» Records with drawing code
########
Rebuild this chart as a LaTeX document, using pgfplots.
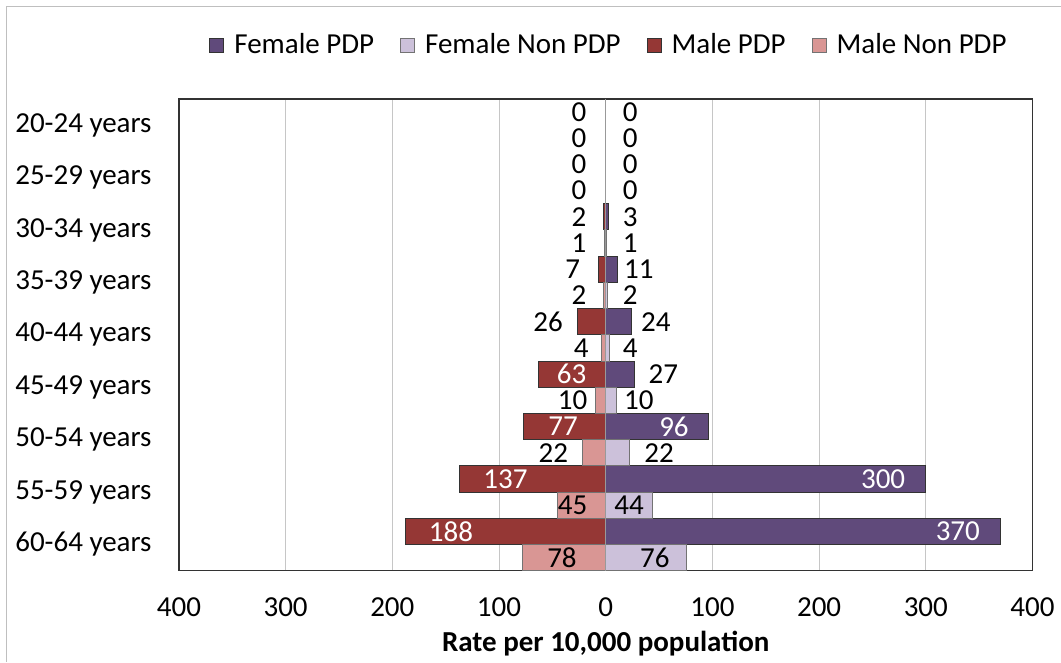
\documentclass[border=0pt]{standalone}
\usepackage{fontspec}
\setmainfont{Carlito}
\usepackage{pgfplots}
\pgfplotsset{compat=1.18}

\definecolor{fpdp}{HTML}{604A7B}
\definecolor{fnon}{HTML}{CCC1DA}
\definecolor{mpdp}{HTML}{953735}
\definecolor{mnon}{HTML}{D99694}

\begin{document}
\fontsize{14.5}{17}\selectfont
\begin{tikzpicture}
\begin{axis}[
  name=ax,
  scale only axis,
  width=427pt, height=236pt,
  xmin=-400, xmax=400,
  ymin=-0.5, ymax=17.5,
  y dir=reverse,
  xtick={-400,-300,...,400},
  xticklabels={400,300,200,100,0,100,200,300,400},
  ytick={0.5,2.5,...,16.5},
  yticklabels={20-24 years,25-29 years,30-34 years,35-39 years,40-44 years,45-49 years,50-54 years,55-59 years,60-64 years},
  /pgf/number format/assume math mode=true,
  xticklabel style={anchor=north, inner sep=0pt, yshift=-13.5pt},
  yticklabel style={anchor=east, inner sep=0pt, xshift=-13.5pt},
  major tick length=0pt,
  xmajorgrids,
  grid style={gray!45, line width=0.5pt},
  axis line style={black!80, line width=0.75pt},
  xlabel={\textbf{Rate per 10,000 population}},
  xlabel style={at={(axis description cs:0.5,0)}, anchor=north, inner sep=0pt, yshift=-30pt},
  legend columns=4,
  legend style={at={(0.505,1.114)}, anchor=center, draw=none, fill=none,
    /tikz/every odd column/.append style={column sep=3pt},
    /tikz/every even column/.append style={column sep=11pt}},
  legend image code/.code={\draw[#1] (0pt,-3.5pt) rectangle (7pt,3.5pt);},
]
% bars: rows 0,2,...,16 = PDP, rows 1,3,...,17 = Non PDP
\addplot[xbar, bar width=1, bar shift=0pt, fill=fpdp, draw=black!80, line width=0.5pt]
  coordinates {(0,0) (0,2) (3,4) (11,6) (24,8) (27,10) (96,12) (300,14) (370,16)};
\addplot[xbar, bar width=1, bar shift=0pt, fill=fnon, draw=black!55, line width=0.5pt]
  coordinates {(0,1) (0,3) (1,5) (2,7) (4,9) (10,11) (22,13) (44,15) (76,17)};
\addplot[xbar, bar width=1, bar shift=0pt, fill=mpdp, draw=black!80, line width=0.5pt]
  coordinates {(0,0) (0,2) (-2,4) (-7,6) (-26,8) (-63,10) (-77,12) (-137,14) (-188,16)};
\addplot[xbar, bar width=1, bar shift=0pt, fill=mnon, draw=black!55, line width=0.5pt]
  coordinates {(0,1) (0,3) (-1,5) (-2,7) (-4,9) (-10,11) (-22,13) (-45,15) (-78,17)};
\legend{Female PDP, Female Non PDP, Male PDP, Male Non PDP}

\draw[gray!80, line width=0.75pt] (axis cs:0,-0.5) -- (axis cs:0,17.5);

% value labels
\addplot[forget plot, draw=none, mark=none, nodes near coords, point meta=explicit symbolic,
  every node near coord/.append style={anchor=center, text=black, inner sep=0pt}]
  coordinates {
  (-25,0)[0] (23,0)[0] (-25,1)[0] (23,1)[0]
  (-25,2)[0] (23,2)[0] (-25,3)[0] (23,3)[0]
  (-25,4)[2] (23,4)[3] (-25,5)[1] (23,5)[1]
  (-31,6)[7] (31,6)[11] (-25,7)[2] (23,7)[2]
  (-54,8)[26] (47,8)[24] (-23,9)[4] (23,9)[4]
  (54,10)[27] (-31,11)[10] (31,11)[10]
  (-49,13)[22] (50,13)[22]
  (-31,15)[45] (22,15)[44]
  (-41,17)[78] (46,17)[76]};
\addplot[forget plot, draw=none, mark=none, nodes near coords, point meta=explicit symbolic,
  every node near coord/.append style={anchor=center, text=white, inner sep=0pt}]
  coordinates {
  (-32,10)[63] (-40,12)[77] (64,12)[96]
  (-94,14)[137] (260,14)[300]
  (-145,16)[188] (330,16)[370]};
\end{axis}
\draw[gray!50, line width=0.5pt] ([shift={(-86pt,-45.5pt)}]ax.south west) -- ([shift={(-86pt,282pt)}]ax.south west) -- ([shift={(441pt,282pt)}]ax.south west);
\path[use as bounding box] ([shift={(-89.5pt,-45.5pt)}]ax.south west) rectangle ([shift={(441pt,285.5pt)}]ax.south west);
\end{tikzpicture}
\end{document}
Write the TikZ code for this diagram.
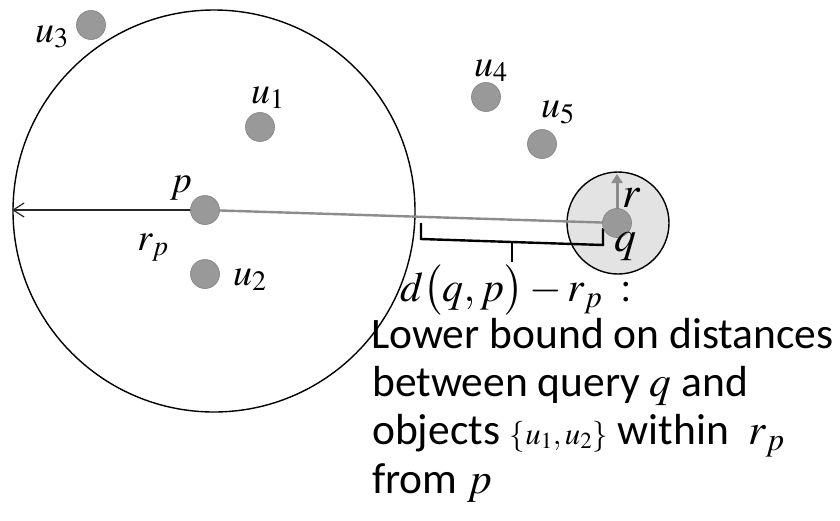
########
» REQUIRED WORK
Skip every picture and transcribe the data above exactly.

» RESPONSE
Rebuild this chart as a LaTeX document, using pgfplots.
\documentclass[border=0pt]{standalone}
\usepackage{fontspec}
\setmainfont{Carlito}
\usepackage{pgfplots}
\pgfplotsset{compat=1.18}

\definecolor{fpdp}{HTML}{604A7B}
\definecolor{fnon}{HTML}{CCC1DA}
\definecolor{mpdp}{HTML}{953735}
\definecolor{mnon}{HTML}{D99694}

\begin{document}
\fontsize{14.5}{17}\selectfont
\begin{tikzpicture}
\begin{axis}[
  name=ax,
  scale only axis,
  width=427pt, height=236pt,
  xmin=-400, xmax=400,
  ymin=-0.5, ymax=17.5,
  y dir=reverse,
  xtick={-400,-300,...,400},
  xticklabels={400,300,200,100,0,100,200,300,400},
  ytick={0.5,2.5,...,16.5},
  yticklabels={20-24 years,25-29 years,30-34 years,35-39 years,40-44 years,45-49 years,50-54 years,55-59 years,60-64 years},
  /pgf/number format/assume math mode=true,
  xticklabel style={anchor=north, inner sep=0pt, yshift=-13.5pt},
  yticklabel style={anchor=east, inner sep=0pt, xshift=-13.5pt},
  major tick length=0pt,
  xmajorgrids,
  grid style={gray!45, line width=0.5pt},
  axis line style={black!80, line width=0.75pt},
  xlabel={\textbf{Rate per 10,000 population}},
  xlabel style={at={(axis description cs:0.5,0)}, anchor=north, inner sep=0pt, yshift=-30pt},
  legend columns=4,
  legend style={at={(0.505,1.114)}, anchor=center, draw=none, fill=none,
    /tikz/every odd column/.append style={column sep=3pt},
    /tikz/every even column/.append style={column sep=11pt}},
  legend image code/.code={\draw[#1] (0pt,-3.5pt) rectangle (7pt,3.5pt);},
]
% bars: rows 0,2,...,16 = PDP, rows 1,3,...,17 = Non PDP
\addplot[xbar, bar width=1, bar shift=0pt, fill=fpdp, draw=black!80, line width=0.5pt]
  coordinates {(0,0) (0,2) (3,4) (11,6) (24,8) (27,10) (96,12) (300,14) (370,16)};
\addplot[xbar, bar width=1, bar shift=0pt, fill=fnon, draw=black!55, line width=0.5pt]
  coordinates {(0,1) (0,3) (1,5) (2,7) (4,9) (10,11) (22,13) (44,15) (76,17)};
\addplot[xbar, bar width=1, bar shift=0pt, fill=mpdp, draw=black!80, line width=0.5pt]
  coordinates {(0,0) (0,2) (-2,4) (-7,6) (-26,8) (-63,10) (-77,12) (-137,14) (-188,16)};
\addplot[xbar, bar width=1, bar shift=0pt, fill=mnon, draw=black!55, line width=0.5pt]
  coordinates {(0,1) (0,3) (-1,5) (-2,7) (-4,9) (-10,11) (-22,13) (-45,15) (-78,17)};
\legend{Female PDP, Female Non PDP, Male PDP, Male Non PDP}

\draw[gray!80, line width=0.75pt] (axis cs:0,-0.5) -- (axis cs:0,17.5);

% value labels
\addplot[forget plot, draw=none, mark=none, nodes near coords, point meta=explicit symbolic,
  every node near coord/.append style={anchor=center, text=black, inner sep=0pt}]
  coordinates {
  (-25,0)[0] (23,0)[0] (-25,1)[0] (23,1)[0]
  (-25,2)[0] (23,2)[0] (-25,3)[0] (23,3)[0]
  (-25,4)[2] (23,4)[3] (-25,5)[1] (23,5)[1]
  (-31,6)[7] (31,6)[11] (-25,7)[2] (23,7)[2]
  (-54,8)[26] (47,8)[24] (-23,9)[4] (23,9)[4]
  (54,10)[27] (-31,11)[10] (31,11)[10]
  (-49,13)[22] (50,13)[22]
  (-31,15)[45] (22,15)[44]
  (-41,17)[78] (46,17)[76]};
\addplot[forget plot, draw=none, mark=none, nodes near coords, point meta=explicit symbolic,
  every node near coord/.append style={anchor=center, text=white, inner sep=0pt}]
  coordinates {
  (-32,10)[63] (-40,12)[77] (64,12)[96]
  (-94,14)[137] (260,14)[300]
  (-145,16)[188] (330,16)[370]};
\end{axis}
\draw[gray!50, line width=0.5pt] ([shift={(-86pt,-45.5pt)}]ax.south west) -- ([shift={(-86pt,282pt)}]ax.south west) -- ([shift={(441pt,282pt)}]ax.south west);
\path[use as bounding box] ([shift={(-89.5pt,-45.5pt)}]ax.south west) rectangle ([shift={(441pt,285.5pt)}]ax.south west);
\end{tikzpicture}
\end{document}
Write the TikZ code for this diagram.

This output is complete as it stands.